=== GIVEN MATERIAL ===

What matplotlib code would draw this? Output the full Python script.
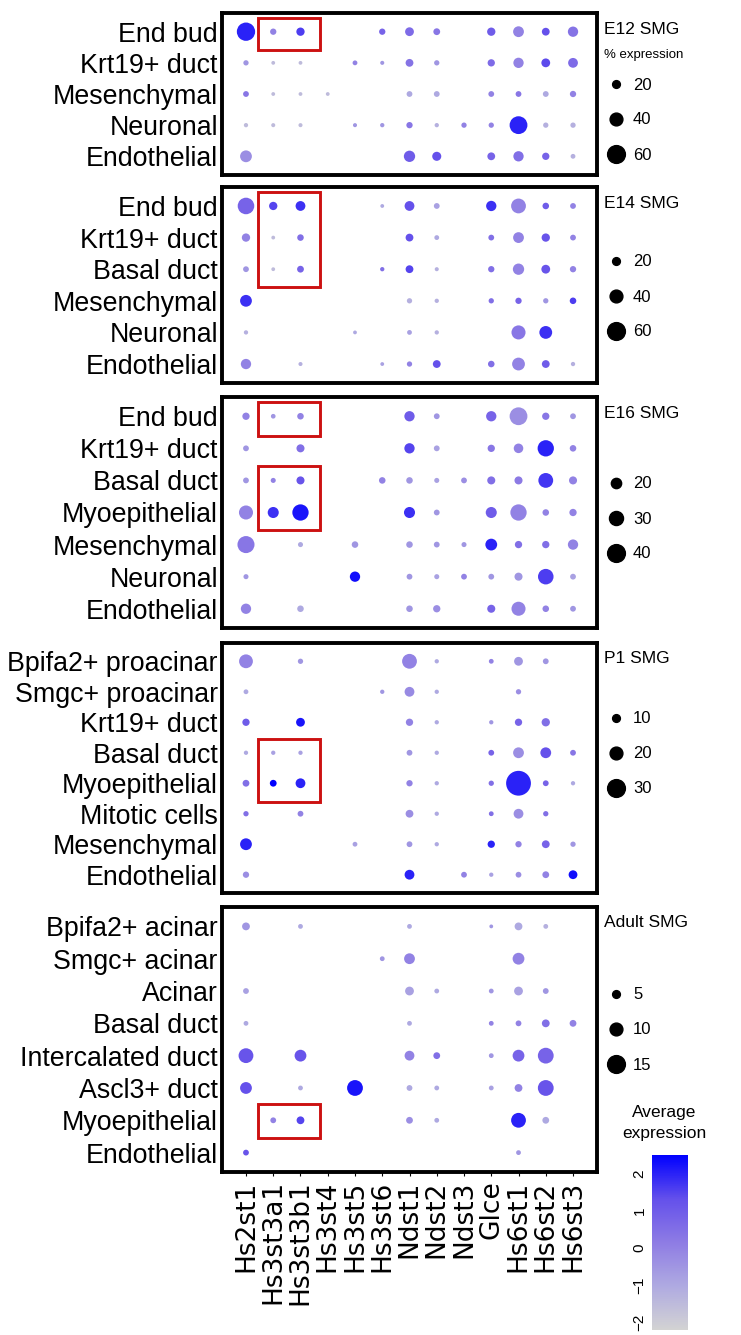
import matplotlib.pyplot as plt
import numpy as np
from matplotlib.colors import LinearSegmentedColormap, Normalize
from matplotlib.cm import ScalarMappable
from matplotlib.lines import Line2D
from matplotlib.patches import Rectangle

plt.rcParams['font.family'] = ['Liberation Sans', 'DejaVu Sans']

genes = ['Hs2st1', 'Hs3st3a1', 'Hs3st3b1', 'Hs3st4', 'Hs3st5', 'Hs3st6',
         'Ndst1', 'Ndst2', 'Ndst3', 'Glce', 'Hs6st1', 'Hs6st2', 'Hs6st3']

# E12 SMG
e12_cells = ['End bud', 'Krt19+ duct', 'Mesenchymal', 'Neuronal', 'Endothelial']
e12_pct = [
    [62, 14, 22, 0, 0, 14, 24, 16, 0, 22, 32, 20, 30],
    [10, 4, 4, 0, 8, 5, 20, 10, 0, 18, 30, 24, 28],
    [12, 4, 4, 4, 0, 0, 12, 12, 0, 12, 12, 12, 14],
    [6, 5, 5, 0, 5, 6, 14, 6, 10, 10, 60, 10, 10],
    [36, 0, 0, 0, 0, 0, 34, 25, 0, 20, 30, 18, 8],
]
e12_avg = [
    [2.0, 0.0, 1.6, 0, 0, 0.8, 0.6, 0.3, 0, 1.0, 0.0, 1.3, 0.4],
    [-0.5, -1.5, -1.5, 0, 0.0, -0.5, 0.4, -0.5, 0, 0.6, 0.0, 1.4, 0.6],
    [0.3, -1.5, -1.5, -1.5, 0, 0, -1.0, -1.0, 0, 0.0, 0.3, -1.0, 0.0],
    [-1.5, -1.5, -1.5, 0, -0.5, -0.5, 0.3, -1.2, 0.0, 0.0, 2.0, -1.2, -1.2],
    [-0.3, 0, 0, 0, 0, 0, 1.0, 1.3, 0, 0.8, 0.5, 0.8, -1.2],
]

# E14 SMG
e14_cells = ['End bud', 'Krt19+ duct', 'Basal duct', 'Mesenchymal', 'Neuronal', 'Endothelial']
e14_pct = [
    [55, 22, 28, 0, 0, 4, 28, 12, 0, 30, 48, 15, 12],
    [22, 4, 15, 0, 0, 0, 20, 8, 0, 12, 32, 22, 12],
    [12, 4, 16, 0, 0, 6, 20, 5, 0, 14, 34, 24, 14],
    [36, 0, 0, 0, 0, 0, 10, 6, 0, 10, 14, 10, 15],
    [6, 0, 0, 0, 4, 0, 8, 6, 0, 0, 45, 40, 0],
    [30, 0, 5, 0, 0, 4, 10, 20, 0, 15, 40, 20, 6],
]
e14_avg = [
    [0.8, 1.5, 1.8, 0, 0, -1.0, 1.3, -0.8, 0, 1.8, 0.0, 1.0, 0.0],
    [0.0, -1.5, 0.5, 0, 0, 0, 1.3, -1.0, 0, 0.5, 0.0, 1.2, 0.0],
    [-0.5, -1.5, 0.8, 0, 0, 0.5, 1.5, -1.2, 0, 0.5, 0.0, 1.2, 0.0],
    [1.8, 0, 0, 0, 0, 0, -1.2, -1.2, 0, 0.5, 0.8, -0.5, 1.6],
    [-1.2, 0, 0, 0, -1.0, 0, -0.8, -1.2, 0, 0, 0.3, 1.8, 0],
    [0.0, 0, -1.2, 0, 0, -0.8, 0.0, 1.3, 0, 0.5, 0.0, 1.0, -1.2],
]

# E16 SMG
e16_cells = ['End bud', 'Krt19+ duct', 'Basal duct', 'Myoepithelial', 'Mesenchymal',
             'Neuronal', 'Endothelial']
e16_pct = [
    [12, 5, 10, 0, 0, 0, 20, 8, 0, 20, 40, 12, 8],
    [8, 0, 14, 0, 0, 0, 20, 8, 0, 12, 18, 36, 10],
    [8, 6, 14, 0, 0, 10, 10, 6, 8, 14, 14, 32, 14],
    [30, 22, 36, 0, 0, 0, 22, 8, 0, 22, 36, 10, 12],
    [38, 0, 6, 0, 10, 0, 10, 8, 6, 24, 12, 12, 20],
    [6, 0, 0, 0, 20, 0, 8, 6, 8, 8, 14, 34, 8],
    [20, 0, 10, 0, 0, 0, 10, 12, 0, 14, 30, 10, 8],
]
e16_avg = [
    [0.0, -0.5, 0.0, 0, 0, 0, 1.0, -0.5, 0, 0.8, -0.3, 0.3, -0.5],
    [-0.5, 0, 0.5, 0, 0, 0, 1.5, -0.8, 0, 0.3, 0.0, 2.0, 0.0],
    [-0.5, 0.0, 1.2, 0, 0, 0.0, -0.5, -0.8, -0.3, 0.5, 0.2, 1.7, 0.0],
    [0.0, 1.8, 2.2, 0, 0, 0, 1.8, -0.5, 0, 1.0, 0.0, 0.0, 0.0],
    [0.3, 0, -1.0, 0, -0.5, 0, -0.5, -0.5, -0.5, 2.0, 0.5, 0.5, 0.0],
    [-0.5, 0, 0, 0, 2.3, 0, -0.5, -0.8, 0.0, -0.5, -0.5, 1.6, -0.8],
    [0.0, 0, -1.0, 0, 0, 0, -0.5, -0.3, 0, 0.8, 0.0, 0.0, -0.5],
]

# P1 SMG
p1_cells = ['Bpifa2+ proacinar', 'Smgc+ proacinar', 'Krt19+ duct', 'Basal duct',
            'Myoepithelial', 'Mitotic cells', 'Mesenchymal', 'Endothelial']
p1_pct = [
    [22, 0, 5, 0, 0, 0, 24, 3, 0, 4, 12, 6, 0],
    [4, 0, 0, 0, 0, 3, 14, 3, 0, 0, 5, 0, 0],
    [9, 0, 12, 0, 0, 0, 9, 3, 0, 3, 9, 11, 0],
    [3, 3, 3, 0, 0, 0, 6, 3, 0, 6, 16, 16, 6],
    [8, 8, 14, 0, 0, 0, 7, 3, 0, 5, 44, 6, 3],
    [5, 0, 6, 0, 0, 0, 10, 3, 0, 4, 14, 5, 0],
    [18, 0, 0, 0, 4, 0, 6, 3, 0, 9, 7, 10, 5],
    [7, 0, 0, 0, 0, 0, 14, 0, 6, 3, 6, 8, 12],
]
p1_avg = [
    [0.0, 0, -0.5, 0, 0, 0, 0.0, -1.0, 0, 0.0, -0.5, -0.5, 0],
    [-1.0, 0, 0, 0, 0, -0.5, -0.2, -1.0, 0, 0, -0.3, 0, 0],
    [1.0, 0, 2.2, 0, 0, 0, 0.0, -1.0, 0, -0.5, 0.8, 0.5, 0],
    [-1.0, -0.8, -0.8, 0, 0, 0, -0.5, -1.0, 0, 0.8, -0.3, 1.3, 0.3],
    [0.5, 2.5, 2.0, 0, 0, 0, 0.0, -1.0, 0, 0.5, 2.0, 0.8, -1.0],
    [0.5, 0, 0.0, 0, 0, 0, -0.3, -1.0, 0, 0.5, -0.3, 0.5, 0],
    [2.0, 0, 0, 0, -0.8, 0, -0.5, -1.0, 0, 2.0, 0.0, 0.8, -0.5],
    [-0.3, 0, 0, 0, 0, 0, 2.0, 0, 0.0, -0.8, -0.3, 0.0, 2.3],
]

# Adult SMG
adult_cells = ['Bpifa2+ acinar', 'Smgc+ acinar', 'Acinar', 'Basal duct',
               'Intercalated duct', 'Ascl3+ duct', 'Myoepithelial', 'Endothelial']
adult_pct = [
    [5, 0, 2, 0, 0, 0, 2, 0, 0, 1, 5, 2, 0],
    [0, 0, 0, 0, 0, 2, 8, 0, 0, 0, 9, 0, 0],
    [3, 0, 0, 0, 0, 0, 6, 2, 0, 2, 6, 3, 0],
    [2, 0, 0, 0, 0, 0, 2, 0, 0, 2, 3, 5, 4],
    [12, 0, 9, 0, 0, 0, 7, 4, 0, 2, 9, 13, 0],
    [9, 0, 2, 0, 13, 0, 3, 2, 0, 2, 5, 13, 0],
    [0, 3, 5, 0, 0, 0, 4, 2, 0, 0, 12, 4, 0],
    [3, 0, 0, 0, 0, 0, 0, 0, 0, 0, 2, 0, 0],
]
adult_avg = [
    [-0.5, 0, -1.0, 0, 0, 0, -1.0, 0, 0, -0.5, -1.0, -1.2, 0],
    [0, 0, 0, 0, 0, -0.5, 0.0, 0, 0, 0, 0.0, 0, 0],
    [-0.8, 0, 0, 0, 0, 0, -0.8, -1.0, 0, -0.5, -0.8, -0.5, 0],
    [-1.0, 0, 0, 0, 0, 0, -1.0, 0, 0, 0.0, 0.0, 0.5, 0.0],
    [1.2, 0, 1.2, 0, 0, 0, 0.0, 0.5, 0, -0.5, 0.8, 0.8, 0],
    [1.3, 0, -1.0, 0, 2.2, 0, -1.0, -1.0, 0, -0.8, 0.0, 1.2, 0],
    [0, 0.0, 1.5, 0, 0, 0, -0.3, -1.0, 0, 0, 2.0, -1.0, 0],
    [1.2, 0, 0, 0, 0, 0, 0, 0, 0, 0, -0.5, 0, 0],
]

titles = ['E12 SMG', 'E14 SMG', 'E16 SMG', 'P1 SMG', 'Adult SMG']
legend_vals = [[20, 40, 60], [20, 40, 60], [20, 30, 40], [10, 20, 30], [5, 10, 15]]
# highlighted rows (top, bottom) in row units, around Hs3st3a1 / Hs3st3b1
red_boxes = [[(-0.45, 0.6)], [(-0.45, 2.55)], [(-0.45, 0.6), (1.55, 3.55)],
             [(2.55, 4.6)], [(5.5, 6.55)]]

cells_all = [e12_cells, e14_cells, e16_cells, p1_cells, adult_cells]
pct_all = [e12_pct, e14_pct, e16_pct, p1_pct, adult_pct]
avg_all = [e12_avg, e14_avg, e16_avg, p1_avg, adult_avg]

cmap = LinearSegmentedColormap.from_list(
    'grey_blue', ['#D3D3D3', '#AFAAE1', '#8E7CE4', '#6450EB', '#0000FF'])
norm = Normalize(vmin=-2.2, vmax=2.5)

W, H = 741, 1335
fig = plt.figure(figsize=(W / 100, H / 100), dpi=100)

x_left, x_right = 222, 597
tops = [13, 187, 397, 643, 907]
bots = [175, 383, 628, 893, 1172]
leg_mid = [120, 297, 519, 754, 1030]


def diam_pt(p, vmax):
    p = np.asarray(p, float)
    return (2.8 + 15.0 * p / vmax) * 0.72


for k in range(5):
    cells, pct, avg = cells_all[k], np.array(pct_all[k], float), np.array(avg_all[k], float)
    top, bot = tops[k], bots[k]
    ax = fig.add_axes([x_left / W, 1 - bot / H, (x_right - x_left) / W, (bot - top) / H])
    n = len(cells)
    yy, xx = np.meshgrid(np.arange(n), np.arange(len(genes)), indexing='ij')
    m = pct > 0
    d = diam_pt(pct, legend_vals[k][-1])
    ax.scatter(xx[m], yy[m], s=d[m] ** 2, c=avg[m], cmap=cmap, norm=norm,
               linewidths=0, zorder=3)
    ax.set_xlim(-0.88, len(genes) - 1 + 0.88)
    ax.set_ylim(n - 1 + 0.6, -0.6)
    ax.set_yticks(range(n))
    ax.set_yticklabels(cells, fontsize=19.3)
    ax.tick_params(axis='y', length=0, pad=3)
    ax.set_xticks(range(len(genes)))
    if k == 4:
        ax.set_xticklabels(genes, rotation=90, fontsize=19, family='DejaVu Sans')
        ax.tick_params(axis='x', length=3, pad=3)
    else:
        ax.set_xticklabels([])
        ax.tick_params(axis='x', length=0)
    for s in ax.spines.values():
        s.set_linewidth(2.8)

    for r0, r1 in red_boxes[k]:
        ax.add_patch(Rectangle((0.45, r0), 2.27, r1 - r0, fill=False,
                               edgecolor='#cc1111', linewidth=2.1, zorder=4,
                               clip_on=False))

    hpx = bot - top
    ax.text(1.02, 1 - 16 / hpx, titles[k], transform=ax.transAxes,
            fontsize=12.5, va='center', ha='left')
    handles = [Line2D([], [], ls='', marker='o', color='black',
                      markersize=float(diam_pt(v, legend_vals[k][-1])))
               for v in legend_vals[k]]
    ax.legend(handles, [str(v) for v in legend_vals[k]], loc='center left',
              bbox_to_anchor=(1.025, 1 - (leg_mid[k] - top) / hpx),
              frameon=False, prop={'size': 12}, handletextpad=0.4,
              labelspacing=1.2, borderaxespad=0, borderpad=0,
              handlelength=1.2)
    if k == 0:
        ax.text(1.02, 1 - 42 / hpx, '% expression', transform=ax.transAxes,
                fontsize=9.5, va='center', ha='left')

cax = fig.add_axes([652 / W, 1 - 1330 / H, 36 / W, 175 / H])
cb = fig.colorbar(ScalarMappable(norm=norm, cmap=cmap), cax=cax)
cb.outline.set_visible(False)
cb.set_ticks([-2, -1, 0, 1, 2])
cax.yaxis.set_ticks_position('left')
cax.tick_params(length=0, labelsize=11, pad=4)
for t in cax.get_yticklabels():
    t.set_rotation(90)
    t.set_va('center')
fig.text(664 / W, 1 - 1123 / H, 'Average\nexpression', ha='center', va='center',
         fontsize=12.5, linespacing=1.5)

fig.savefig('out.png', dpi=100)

===

GIVEN PROBLEM: Report how many lines of the listing hold the string "matplotlib", giving only the number.

WORKED SOLUTION: 6